# EXERCISE DETAILS
Copy the listing below in full and skip every picture.

# RECORDED DATA

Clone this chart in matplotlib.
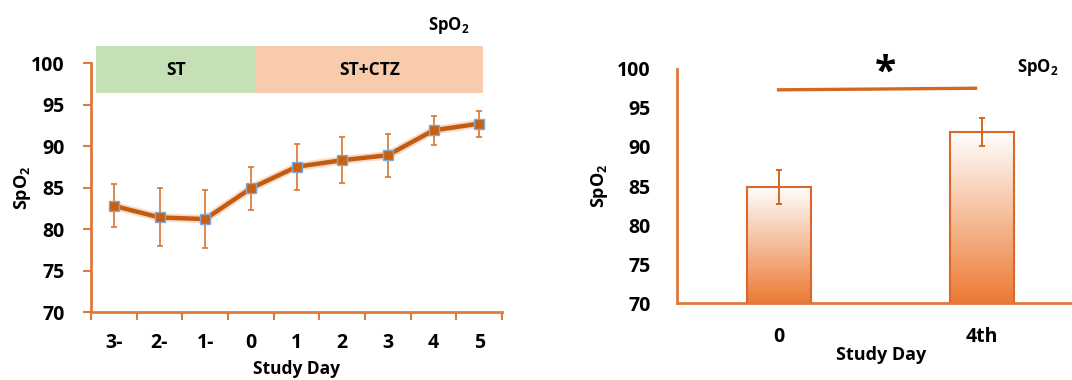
import numpy as np
import matplotlib
matplotlib.use('Agg')
import matplotlib.pyplot as plt
from matplotlib.colors import LinearSegmentedColormap
from matplotlib.patches import Rectangle
import matplotlib.patheffects as pe

plt.rcParams['font.family'] = ['Open Sans', 'DejaVu Sans']
plt.rcParams['font.weight'] = 'bold'
plt.rcParams['mathtext.fontset'] = 'custom'
plt.rcParams['mathtext.rm'] = 'Open Sans:bold'
plt.rcParams['mathtext.bf'] = 'Open Sans:bold'

# left panel: daily SpO2
days = ['3-', '2-', '1-', '0', '1', '2', '3', '4', '5']
spo2 = [82.8, 81.4, 81.2, 84.9, 87.5, 88.3, 88.9, 91.9, 92.7]
spo2_err = [2.6, 3.5, 3.5, 2.6, 2.75, 2.8, 2.6, 1.75, 1.55]
phases = ['ST', 'ST+CTZ']

# right panel: day 0 vs 4th
bar_days = ['0', '4th']
bar_vals = [84.9, 91.95]
bar_err = [2.2, 1.8]

LINE = '#C55A11'
AXC = '#DE7A3C'
ERRC = '#D9742F'
SPO2 = 'SpO$_\\mathbf{2}$'

fig = plt.figure(figsize=(10.72, 3.8), dpi=100)

# ---- left
ax1 = fig.add_axes([0.0849, 0.1789, 0.3834, 0.655])
x = np.arange(len(days))
ax1.errorbar(x, spo2, yerr=spo2_err, fmt='none', ecolor=ERRC, elinewidth=1.2,
             capsize=2.5, capthick=1.2, zorder=2)
ax1.plot(x, spo2, color=LINE, lw=3.2, zorder=3, solid_capstyle='round',
         path_effects=[pe.Stroke(linewidth=6, foreground='#F2C4A5', alpha=0.6), pe.Normal()])
ax1.plot(x, spo2, ls='none', marker='s', ms=6.5, mfc='#C8600F', mec='#7FAAD8', mew=1.0, zorder=4)
ax1.set_xlim(-0.5, len(days) - 0.5)
ax1.set_ylim(70, 100)
ax1.set_yticks(range(70, 101, 5))
ax1.set_xticks(x)
ax1.set_xticklabels(days)
ax1.set_xticks(np.arange(-0.5, len(days)), minor=True)
ax1.tick_params(axis='x', which='major', length=0, pad=15, labelsize=14)
ax1.tick_params(axis='x', which='minor', length=6, width=1.5, color=AXC, direction='out')
ax1.tick_params(axis='y', length=6, width=1.5, color=AXC, pad=13, labelsize=14)
for s in ['top', 'right']:
    ax1.spines[s].set_visible(False)
for s in ['left', 'bottom']:
    ax1.spines[s].set_color(AXC)
    ax1.spines[s].set_linewidth(2)
ax1.set_ylabel(SPO2, fontsize=13, fontweight='bold')
ax1.yaxis.set_label_coords(-0.141, 0.5)
fig.text(296.5 / 1072, 1 - 369 / 380, 'Study Day', ha='center', va='center',
         fontsize=12.5, fontweight='bold')

# phase boxes above the plot
ax1.add_patch(Rectangle((-0.39, 96.4), 3.5, 5.65, facecolor='#C5E0B4', edgecolor='none',
                        clip_on=False, zorder=1))
ax1.add_patch(Rectangle((3.11, 96.4), 4.97, 5.65, facecolor='#F8CBAD', edgecolor='none',
                        clip_on=False, zorder=1))
ax1.text(1.36, 99.2, phases[0], ha='center', va='center', fontsize=12.5, fontweight='bold')
ax1.text(5.6, 99.2, phases[1], ha='center', va='center', fontsize=12.5, fontweight='bold')
fig.text(449 / 1072, 1 - 25 / 380, SPO2, ha='center', va='center',
         fontsize=12, fontweight='bold')

# ---- right
ax2 = fig.add_axes([0.6315, 0.2018, 0.3685, 0.6174])
xb = np.arange(len(bar_days))
bw = 0.315
ax2.set_xlim(-0.5, 1.445)
ax2.set_ylim(70, 100)
cmap = LinearSegmentedColormap.from_list('grad', ['#EC7A34', '#FFFFFF'])
grad = np.linspace(0, 1, 256).reshape(-1, 1)
for xi, v in zip(xb, bar_vals):
    ax2.imshow(grad, extent=[xi - bw / 2, xi + bw / 2, 70, v], origin='lower',
               cmap=cmap, aspect='auto', zorder=2)
ax2.bar(xb, bar_vals, width=bw, bottom=0, facecolor='none', edgecolor='#D9692A', lw=1.5, zorder=3)
ax2.errorbar(xb, bar_vals, yerr=bar_err, fmt='none', ecolor='#D2691E', elinewidth=1.4,
             capsize=2.5, capthick=1.4, zorder=4)
ax2.set_ylim(70, 100)
ax2.set_xlim(-0.5, 1.445)
ax2.set_yticks(range(70, 101, 5))
ax2.set_xticks(xb)
ax2.set_xticklabels(bar_days)
ax2.tick_params(axis='x', length=0, pad=17, labelsize=14)
ax2.tick_params(axis='y', length=0, pad=19, labelsize=14)
for s in ['top', 'right']:
    ax2.spines[s].set_visible(False)
for s in ['left', 'bottom']:
    ax2.spines[s].set_color(AXC)
    ax2.spines[s].set_linewidth(2)
ax2.set_ylabel(SPO2, fontsize=13, fontweight='bold')
ax2.yaxis.set_label_coords(-0.17, 0.5)
fig.text(881 / 1072, 1 - 355 / 380, 'Study Day', ha='center', va='center',
         fontsize=13, fontweight='bold')

# significance bar
ax2.plot([0, 0.97], [97.3, 97.5], color='#D2691E', lw=2.4, clip_on=False, zorder=5)
ax2.text(0.527, 99.4, '*', ha='center', va='center', fontsize=28, fontweight='bold')
fig.text(1038 / 1072, 1 - 67 / 380, SPO2, ha='center', va='center',
         fontsize=12, fontweight='bold')

fig.savefig('out.png', dpi=100)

# RESULT FOR THIS EXERCISE
Clone this chart in matplotlib.
import numpy as np
import matplotlib
matplotlib.use('Agg')
import matplotlib.pyplot as plt
from matplotlib.colors import LinearSegmentedColormap
from matplotlib.patches import Rectangle
import matplotlib.patheffects as pe

plt.rcParams['font.family'] = ['Open Sans', 'DejaVu Sans']
plt.rcParams['font.weight'] = 'bold'
plt.rcParams['mathtext.fontset'] = 'custom'
plt.rcParams['mathtext.rm'] = 'Open Sans:bold'
plt.rcParams['mathtext.bf'] = 'Open Sans:bold'

# left panel: daily SpO2
days = ['3-', '2-', '1-', '0', '1', '2', '3', '4', '5']
spo2 = [82.8, 81.4, 81.2, 84.9, 87.5, 88.3, 88.9, 91.9, 92.7]
spo2_err = [2.6, 3.5, 3.5, 2.6, 2.75, 2.8, 2.6, 1.75, 1.55]
phases = ['ST', 'ST+CTZ']

# right panel: day 0 vs 4th
bar_days = ['0', '4th']
bar_vals = [84.9, 91.95]
bar_err = [2.2, 1.8]

LINE = '#C55A11'
AXC = '#DE7A3C'
ERRC = '#D9742F'
SPO2 = 'SpO$_\\mathbf{2}$'

fig = plt.figure(figsize=(10.72, 3.8), dpi=100)

# ---- left
ax1 = fig.add_axes([0.0849, 0.1789, 0.3834, 0.655])
x = np.arange(len(days))
ax1.errorbar(x, spo2, yerr=spo2_err, fmt='none', ecolor=ERRC, elinewidth=1.2,
             capsize=2.5, capthick=1.2, zorder=2)
ax1.plot(x, spo2, color=LINE, lw=3.2, zorder=3, solid_capstyle='round',
         path_effects=[pe.Stroke(linewidth=6, foreground='#F2C4A5', alpha=0.6), pe.Normal()])
ax1.plot(x, spo2, ls='none', marker='s', ms=6.5, mfc='#C8600F', mec='#7FAAD8', mew=1.0, zorder=4)
ax1.set_xlim(-0.5, len(days) - 0.5)
ax1.set_ylim(70, 100)
ax1.set_yticks(range(70, 101, 5))
ax1.set_xticks(x)
ax1.set_xticklabels(days)
ax1.set_xticks(np.arange(-0.5, len(days)), minor=True)
ax1.tick_params(axis='x', which='major', length=0, pad=15, labelsize=14)
ax1.tick_params(axis='x', which='minor', length=6, width=1.5, color=AXC, direction='out')
ax1.tick_params(axis='y', length=6, width=1.5, color=AXC, pad=13, labelsize=14)
for s in ['top', 'right']:
    ax1.spines[s].set_visible(False)
for s in ['left', 'bottom']:
    ax1.spines[s].set_color(AXC)
    ax1.spines[s].set_linewidth(2)
ax1.set_ylabel(SPO2, fontsize=13, fontweight='bold')
ax1.yaxis.set_label_coords(-0.141, 0.5)
fig.text(296.5 / 1072, 1 - 369 / 380, 'Study Day', ha='center', va='center',
         fontsize=12.5, fontweight='bold')

# phase boxes above the plot
ax1.add_patch(Rectangle((-0.39, 96.4), 3.5, 5.65, facecolor='#C5E0B4', edgecolor='none',
                        clip_on=False, zorder=1))
ax1.add_patch(Rectangle((3.11, 96.4), 4.97, 5.65, facecolor='#F8CBAD', edgecolor='none',
                        clip_on=False, zorder=1))
ax1.text(1.36, 99.2, phases[0], ha='center', va='center', fontsize=12.5, fontweight='bold')
ax1.text(5.6, 99.2, phases[1], ha='center', va='center', fontsize=12.5, fontweight='bold')
fig.text(449 / 1072, 1 - 25 / 380, SPO2, ha='center', va='center',
         fontsize=12, fontweight='bold')

# ---- right
ax2 = fig.add_axes([0.6315, 0.2018, 0.3685, 0.6174])
xb = np.arange(len(bar_days))
bw = 0.315
ax2.set_xlim(-0.5, 1.445)
ax2.set_ylim(70, 100)
cmap = LinearSegmentedColormap.from_list('grad', ['#EC7A34', '#FFFFFF'])
grad = np.linspace(0, 1, 256).reshape(-1, 1)
for xi, v in zip(xb, bar_vals):
    ax2.imshow(grad, extent=[xi - bw / 2, xi + bw / 2, 70, v], origin='lower',
               cmap=cmap, aspect='auto', zorder=2)
ax2.bar(xb, bar_vals, width=bw, bottom=0, facecolor='none', edgecolor='#D9692A', lw=1.5, zorder=3)
ax2.errorbar(xb, bar_vals, yerr=bar_err, fmt='none', ecolor='#D2691E', elinewidth=1.4,
             capsize=2.5, capthick=1.4, zorder=4)
ax2.set_ylim(70, 100)
ax2.set_xlim(-0.5, 1.445)
ax2.set_yticks(range(70, 101, 5))
ax2.set_xticks(xb)
ax2.set_xticklabels(bar_days)
ax2.tick_params(axis='x', length=0, pad=17, labelsize=14)
ax2.tick_params(axis='y', length=0, pad=19, labelsize=14)
for s in ['top', 'right']:
    ax2.spines[s].set_visible(False)
for s in ['left', 'bottom']:
    ax2.spines[s].set_color(AXC)
    ax2.spines[s].set_linewidth(2)
ax2.set_ylabel(SPO2, fontsize=13, fontweight='bold')
ax2.yaxis.set_label_coords(-0.17, 0.5)
fig.text(881 / 1072, 1 - 355 / 380, 'Study Day', ha='center', va='center',
         fontsize=13, fontweight='bold')

# significance bar
ax2.plot([0, 0.97], [97.3, 97.5], color='#D2691E', lw=2.4, clip_on=False, zorder=5)
ax2.text(0.527, 99.4, '*', ha='center', va='center', fontsize=28, fontweight='bold')
fig.text(1038 / 1072, 1 - 67 / 380, SPO2, ha='center', va='center',
         fontsize=12, fontweight='bold')

fig.savefig('out.png', dpi=100)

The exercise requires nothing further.